RECORDS FOR THE EXERCISE:
══════
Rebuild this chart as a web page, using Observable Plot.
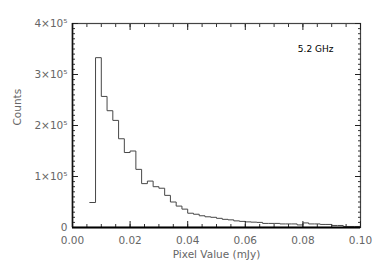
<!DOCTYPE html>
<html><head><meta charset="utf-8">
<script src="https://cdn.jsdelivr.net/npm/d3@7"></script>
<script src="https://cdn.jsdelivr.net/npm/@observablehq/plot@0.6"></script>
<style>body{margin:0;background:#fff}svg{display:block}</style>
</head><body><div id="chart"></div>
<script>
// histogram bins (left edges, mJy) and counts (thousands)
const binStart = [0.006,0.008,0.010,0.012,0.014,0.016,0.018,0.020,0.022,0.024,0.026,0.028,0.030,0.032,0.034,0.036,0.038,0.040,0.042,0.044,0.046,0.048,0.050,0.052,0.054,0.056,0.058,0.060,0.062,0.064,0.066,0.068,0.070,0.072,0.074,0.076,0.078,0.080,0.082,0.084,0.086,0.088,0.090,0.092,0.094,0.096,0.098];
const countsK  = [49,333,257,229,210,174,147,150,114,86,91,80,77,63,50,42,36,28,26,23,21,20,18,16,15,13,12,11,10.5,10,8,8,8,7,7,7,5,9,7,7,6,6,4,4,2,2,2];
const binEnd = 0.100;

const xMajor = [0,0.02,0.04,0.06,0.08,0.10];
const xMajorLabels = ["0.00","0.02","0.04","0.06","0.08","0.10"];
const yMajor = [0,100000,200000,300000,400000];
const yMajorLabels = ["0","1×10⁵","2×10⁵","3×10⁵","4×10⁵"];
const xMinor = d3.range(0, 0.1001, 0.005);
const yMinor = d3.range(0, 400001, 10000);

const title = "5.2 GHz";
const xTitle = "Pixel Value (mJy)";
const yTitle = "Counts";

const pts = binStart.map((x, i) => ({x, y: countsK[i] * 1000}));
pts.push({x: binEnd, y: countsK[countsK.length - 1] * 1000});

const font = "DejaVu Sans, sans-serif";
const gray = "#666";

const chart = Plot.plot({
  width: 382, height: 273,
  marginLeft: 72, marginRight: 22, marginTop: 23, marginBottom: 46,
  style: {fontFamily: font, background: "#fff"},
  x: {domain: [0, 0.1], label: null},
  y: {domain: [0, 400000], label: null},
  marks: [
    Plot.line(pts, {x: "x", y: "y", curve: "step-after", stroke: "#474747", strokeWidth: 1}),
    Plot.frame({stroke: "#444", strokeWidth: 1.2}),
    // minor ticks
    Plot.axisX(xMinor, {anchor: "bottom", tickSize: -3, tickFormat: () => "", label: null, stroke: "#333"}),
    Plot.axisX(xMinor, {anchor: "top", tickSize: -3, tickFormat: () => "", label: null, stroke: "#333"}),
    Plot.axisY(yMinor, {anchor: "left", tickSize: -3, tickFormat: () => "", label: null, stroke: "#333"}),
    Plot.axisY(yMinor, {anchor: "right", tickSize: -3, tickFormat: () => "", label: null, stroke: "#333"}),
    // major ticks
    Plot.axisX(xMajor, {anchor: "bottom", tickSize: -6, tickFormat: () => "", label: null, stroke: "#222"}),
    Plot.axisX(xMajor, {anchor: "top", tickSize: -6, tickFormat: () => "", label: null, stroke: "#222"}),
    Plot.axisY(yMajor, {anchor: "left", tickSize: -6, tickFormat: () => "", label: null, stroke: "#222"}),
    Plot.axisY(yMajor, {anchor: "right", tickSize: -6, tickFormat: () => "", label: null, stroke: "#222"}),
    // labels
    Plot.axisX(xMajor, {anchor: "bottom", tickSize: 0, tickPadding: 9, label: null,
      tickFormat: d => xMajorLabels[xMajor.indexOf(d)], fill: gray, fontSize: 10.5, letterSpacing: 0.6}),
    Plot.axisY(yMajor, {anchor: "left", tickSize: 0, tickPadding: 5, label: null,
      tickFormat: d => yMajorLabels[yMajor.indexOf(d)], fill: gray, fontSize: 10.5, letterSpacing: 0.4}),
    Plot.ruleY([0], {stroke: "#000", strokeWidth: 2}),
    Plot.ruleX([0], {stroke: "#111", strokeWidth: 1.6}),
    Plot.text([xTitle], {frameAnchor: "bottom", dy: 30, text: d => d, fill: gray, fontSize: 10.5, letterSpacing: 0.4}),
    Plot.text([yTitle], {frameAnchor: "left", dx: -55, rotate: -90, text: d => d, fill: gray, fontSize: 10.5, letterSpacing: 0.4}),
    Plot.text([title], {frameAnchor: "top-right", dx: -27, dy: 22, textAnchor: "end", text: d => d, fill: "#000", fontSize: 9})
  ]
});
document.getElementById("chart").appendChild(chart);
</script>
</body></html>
══════
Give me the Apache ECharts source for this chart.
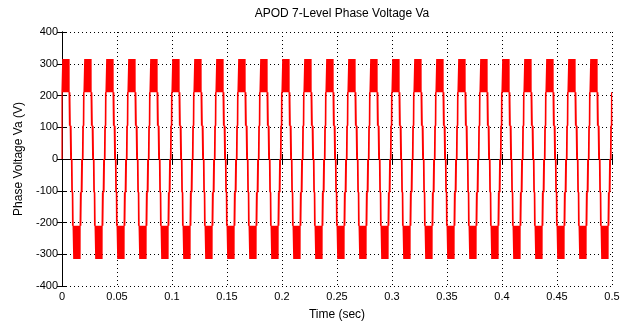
══════
WORK INSTRUCTIONS:
Look through the entries and work out how many lines have the word "this" in them; reply with that number only.

REPLY TO THE EXERCISE:
2